Think I might need your help here. Maybe I need to add this stance to my repertoire?
Those pictured are really good at what they do, mind you, are pros and make what they do look easy. It’s not. Both pictures, if you can’t tell, were snapped from my TV (no, I don’t make a habit of this) and are the best way I can illustrate this point. One is from a national news broadcast I saw way early yesterday morning. The second is from a show where robots fight each other. Both hosts must find it comfortable to stand this way.
As did a delivery skills workshop participant I coached recently! Using side-coaching (I interrupt if there’s a point to make that might help, etiquette agreed upon by workshop attendees) I stopped the performer while in this crossed-leg position.
“The way you’re standing now…tell me about that please.” I said.
“Oh, this…I stand this way all the time,” she said.
“Ah, so it must be comfortable for you?” I pressed a bit, standing from my chair to try on the pose. “I’m trying to figure out how you stay balanced!” The performer giggled it off and continued without adjustment.
You athletes, yoga enthusiasts, dancers, singers, marksmen—whoever you are whose discipline demands balance—can you do your task better in this stance? I’ve seen warm-ups that incorporate this where I believe the focus to be on stretching the hamstring, but to be performing in this position?
The focus here seems to be on something else. As our workshop friend said, it’s comfortable. Perhaps it is as well for the talent on TV. But how is it for the Audience, those for whom the talent’s performance is delivered and the sole reason they’re even standing there?
For me, the cross-leg stance is a precarious position that lacks a sense of balance.
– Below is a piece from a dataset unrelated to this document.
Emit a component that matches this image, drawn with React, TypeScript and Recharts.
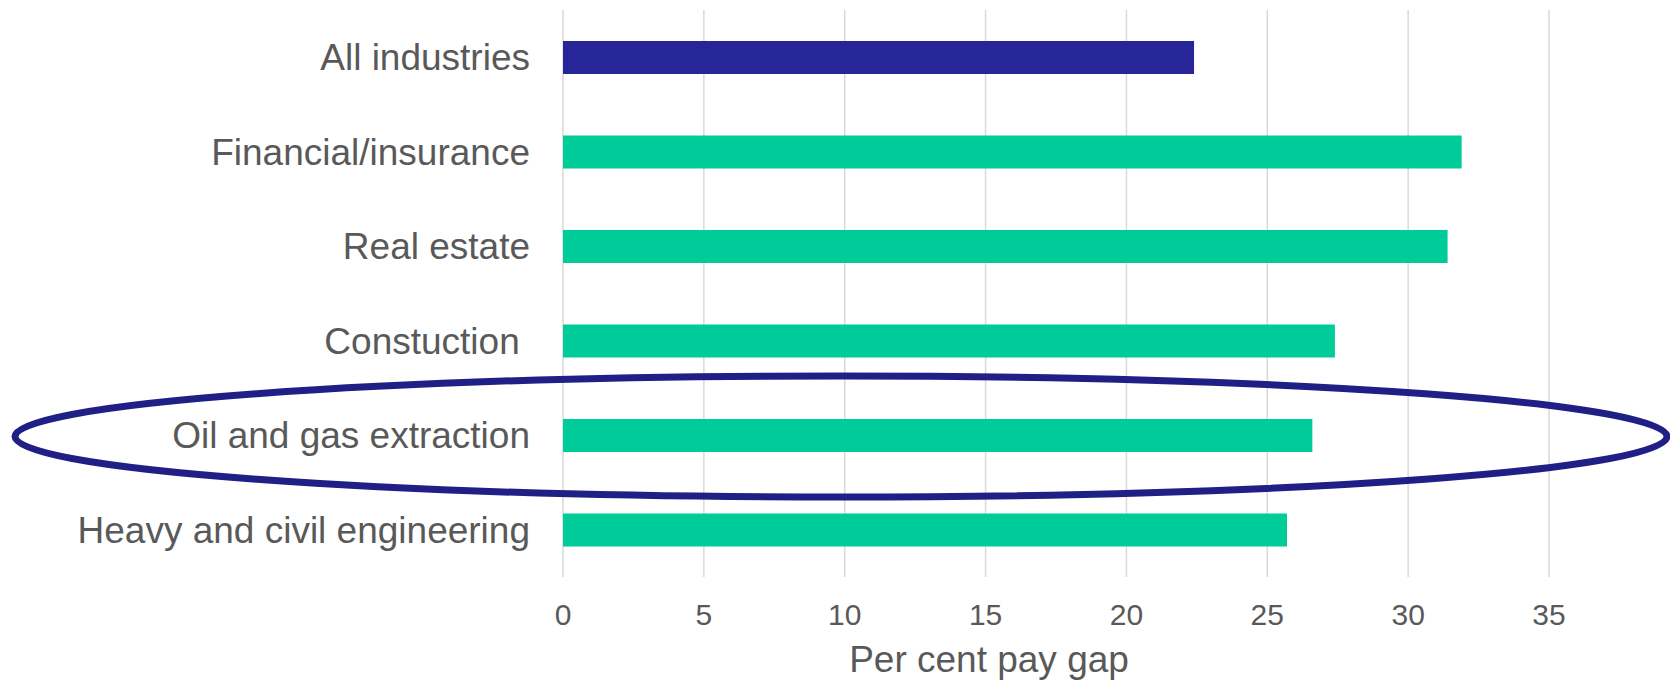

Or forthrightness. It may be that the Actors pictured have spent too much time on the set and need a break?
Regardless, it’s distracting, and that breaks a key fundamental of excellence as communicators: Eliminate any distractions that may get between Actor and Audience.
Another view on this comes in point #5 of a nice article, “5 Ways That Leadership Is Like Acting” by President and CEO of FirstRain, Penny Herscher. Ms. Herscher says, “How you stand, how you sit, how you hold your hands (don’t fidget)–these things subconsciously influence how people see you. Hold yourself confidently, stand up straight because someone is assessing how you feel and how much you believe in what you are saying (or selling) based on your stance.”
Bottom line: Clear distraction. Get to action.
Your stage. Your performance. And with a solid stance, you’re on!